I am very happy that in 0.7 the expression a.b lowers to an overloadable function. But I am a bit surprised that it lowers to Base.getproperty(a, :b) and not Base.getproperty(a, Val{:b}). It seems that the latter would be much better for taking advantage of Julia’s powerful dispatch. In the PR that introduced the new lowering, @kristoffer.carlssonmakes a similar point and @jeff.bezansonacknowledges the possibility of using Val{:b}, but it seems the discussion of this particular point went no further.
The feature came combined with compiler enhancements that made it possible for it to properly infer getproperty(a, :b) (as long as the field argument is constant). Val{:b} would force method specialization that is generally not desired here. Of course it is always possible to implement getproperty(a::MyType, b::Symbol) = getproperty(a, Val{b}()) if you want that for some reason.
Why do you say that specialization is generally undesired? From a programming perspective, I think I would almost always want different methods for different properties. And in the rare case I didn’t it would be easy to forward to a common method.
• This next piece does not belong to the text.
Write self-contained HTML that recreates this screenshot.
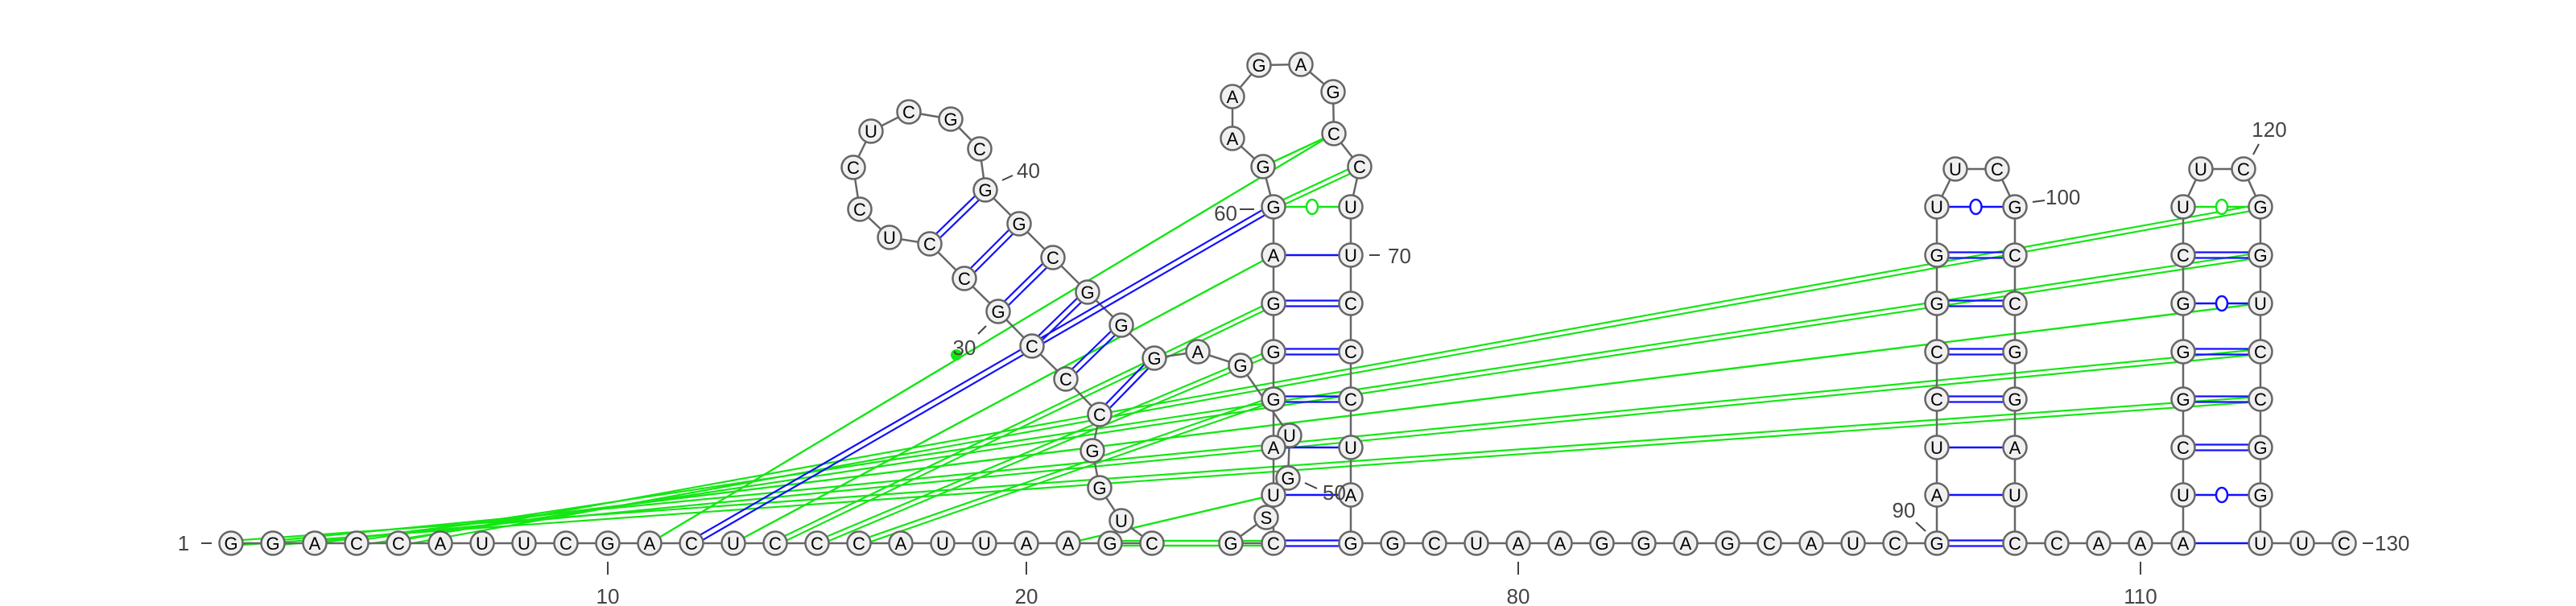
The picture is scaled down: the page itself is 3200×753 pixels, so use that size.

I think specialisation is unwanted from a compiler standpoint - not from the user perspective.
We already have compile time problems in Julia and specialisation is expensive. Making a much used feature like getfield heavily specialize on a symbol would add a lot of compilation overhead.
That makes sense. Now that I know there is a good reason for using symbols, and that doing so will not incur a dispatch overhead, I am content to use the workaround suggested by @Keno for those types whose properties I want to specialize.